Lo innegable es que Bélgica enfrenta una amenaza existencial grave. El asunto no es solamente de orden público, sino una cuestión determinante respecto a la legitimidad de la autoridad institucional del Estado mismo. Las mafias venden sustancias prohibidas, compran policías, jueces, políticos y trabajadores portuarios, controlan territorios urbanos, reclutan menores, blanquean dinero en el sector inmobiliario, amenazan de muerte a magistrados y orquestan tiroteos desde las cárceles.
Isabel, vecina bruselense que ha observado el deterioro de su comunidad durante la última década, resume la sensación general: “no resulta invivible, pero tenemos un problema que afrontar a escala nacional, no exclusivamente local”. Bea, quien ha vivido toda su vida en Amberes, coincide y califica la situación de notablemente peor en los últimos años. Aunque asegura que no tiene intención de mudarse, reconoce: “no criaría a mis hijos aquí”.

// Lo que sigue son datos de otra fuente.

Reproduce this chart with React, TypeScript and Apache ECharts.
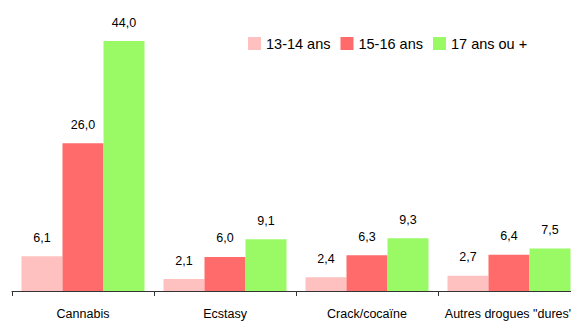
import React, { useEffect, useRef } from "react";
import * as echarts from "echarts";

const categories = ["Cannabis", "Ecstasy", "Crack/cocaïne", 'Autres drogues "dures"'];
const seriesNames = ["13-14 ans", "15-16 ans", "17 ans ou +"];
const age1314 = [6.1, 2.1, 2.4, 2.7];
const age1516 = [26.0, 6.0, 6.3, 6.4];
const age17 = [44.0, 9.1, 9.3, 7.5];
const colors = ["#FFC0C0", "#FF6A6A", "#99FA66"];

const FONT = "Liberation Sans, Arial, sans-serif";

export default function App() {
  const ref = useRef<HTMLDivElement>(null);
  useEffect(() => {
    document.body.style.margin = "0";
    const chart = echarts.init(ref.current!, null, { renderer: "svg" });
    const data = [age1314, age1516, age17];
    chart.setOption({
      animation: false,
      textStyle: { fontFamily: FONT },
      legend: {
        left: 243,
        top: 31,
        itemWidth: 13,
        itemHeight: 13,
        itemGap: 10,
        icon: "rect",
        textStyle: { fontSize: 14.5, color: "#000", fontFamily: FONT },
        data: seriesNames,
      },
      grid: {
        left: 12,
        width: 568,
        top: 7,
        height: 284,
        containLabel: false,
        outerBoundsMode: "none",
      },
      xAxis: {
        type: "category",
        data: categories,
        axisLine: { show: true, lineStyle: { color: "#333", width: 1 } },
        axisTick: { show: true, length: 5, inside: false, lineStyle: { color: "#333" } },
        axisLabel: { color: "#000", fontSize: 12.5, margin: 16, fontFamily: FONT, interval: 0 },
      },
      yAxis: {
        type: "value",
        min: 0,
        max: 50,
        show: false,
        splitLine: { show: false },
      },
      series: seriesNames.map((name, i) => ({
        name,
        type: "bar",
        data: data[i],
        barWidth: 41,
        barGap: "0%",
        itemStyle: { color: colors[i] },
        label: {
          show: true,
          position: "top",
          distance: 12,
          color: "#000",
          fontSize: 12.5,
          fontFamily: FONT,
          formatter: (p: any) => Number(p.value).toFixed(1).replace(".", ","),
        },
      })),
    });
    return () => chart.dispose();
  }, []);
  return <div ref={ref} style={{ width: 571, height: 321 }} />;
}
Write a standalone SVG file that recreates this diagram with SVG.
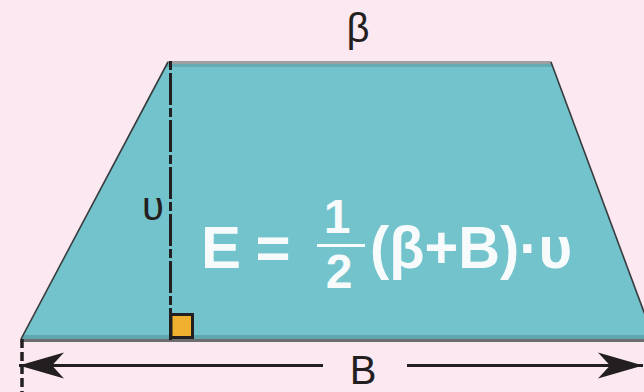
<svg xmlns="http://www.w3.org/2000/svg" width="644" height="392" viewBox="0 0 644 392">
<style>
.lbl{font-family:"Liberation Sans",Arial,sans-serif;fill:#231f20}
.f{font-family:"Liberation Sans",Arial,sans-serif;font-weight:bold;fill:#f7fbfb}
.dk{stroke:#231f20;fill:none}
</style>
<defs>
<clipPath id="trap"><polygon points="168,61 551,61 655,342 20,342"/></clipPath>
<marker id="ah" markerUnits="userSpaceOnUse" markerWidth="60" markerHeight="40" viewBox="-50 -20 60 40" refX="0" refY="0" orient="auto-start-reverse">
<path d="M0,0 L-45,-13 L-33,0 L-45,13 Z" fill="#231f20"/>
</marker>
</defs>
<rect width="644" height="392" fill="#fce8f1"/>
<g id="trapezoid">
<polygon points="168,61 551,61 655,342 20,342" fill="#73c3cc"/>
<g clip-path="url(#trap)">
<rect x="0" y="61" width="660" height="3" fill="#9c9ea2"/>
<rect x="0" y="64" width="660" height="3" fill="#64abb3"/>
<rect x="0" y="335" width="660" height="4" fill="#5ea7ae"/>
<rect x="0" y="339" width="660" height="3" fill="#6d6d70"/>
</g>
<line x1="168" y1="62" x2="21" y2="339" stroke="#383c3e" stroke-width="1.6"/>
<line x1="551" y1="62" x2="654" y2="339" stroke="#383c3e" stroke-width="1.6"/>
</g>
<g id="height">
<line class="dk" x1="170.5" y1="61" x2="170.5" y2="341" stroke-width="3" stroke-dasharray="9 3 32 3"/>
<rect x="171" y="314.5" width="21.5" height="23" fill="#efb02f" stroke="#231f20" stroke-width="3"/>
<text class="lbl" x="153" y="220" font-size="40" text-anchor="middle">υ</text>
</g>
<g id="connectors">
<line class="dk" x1="22" y1="339" x2="22" y2="392" stroke-width="3.5" stroke-dasharray="9 4"/>
<line class="dk" x1="19" y1="365.5" x2="323" y2="365.5" stroke-width="3" marker-start="url(#ah)"/>
<line class="dk" x1="407" y1="365.5" x2="643" y2="365.5" stroke-width="3" marker-end="url(#ah)"/>
</g>
<g id="labels">
<text class="lbl" x="358" y="42" font-size="40" text-anchor="middle">β</text>
<text class="lbl" x="363" y="384" font-size="40" text-anchor="middle">B</text>
</g>
<g id="formula">
<text class="f" x="201" y="268" font-size="60">E</text>
<text class="f" x="273" y="268" font-size="60" text-anchor="middle">=</text>
<text class="f" x="337" y="233" font-size="48" text-anchor="middle">1</text>
<rect x="317" y="244" width="48" height="3" fill="#f7fbfb"/>
<text class="f" x="339" y="288" font-size="48" text-anchor="middle">2</text>
<text class="f" x="370" y="268" font-size="60" textLength="202" lengthAdjust="spacingAndGlyphs">(β+B)·υ</text>
</g>
</svg>
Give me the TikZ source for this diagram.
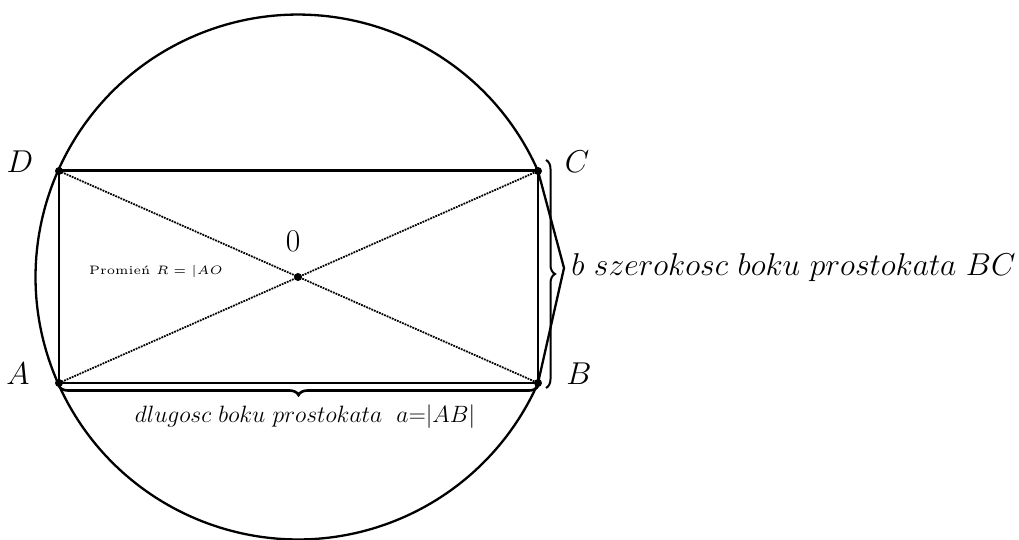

La paradoja reside en que Bélgica, siendo el corazón administrativo de Europa —sede de la Unión Europea y del cuartel general de la OTAN—, está viendo cómo sus instituciones son socavadas por redes de criminalidad que operan impunemente. Si cayera Bélgica, significaría la caída de un símbolo de estabilidad institucional europea. En consecuencia, la crisis belga trasciende sus fronteras nacionales, convirtiéndose en una advertencia seria para el resto del continente europeo.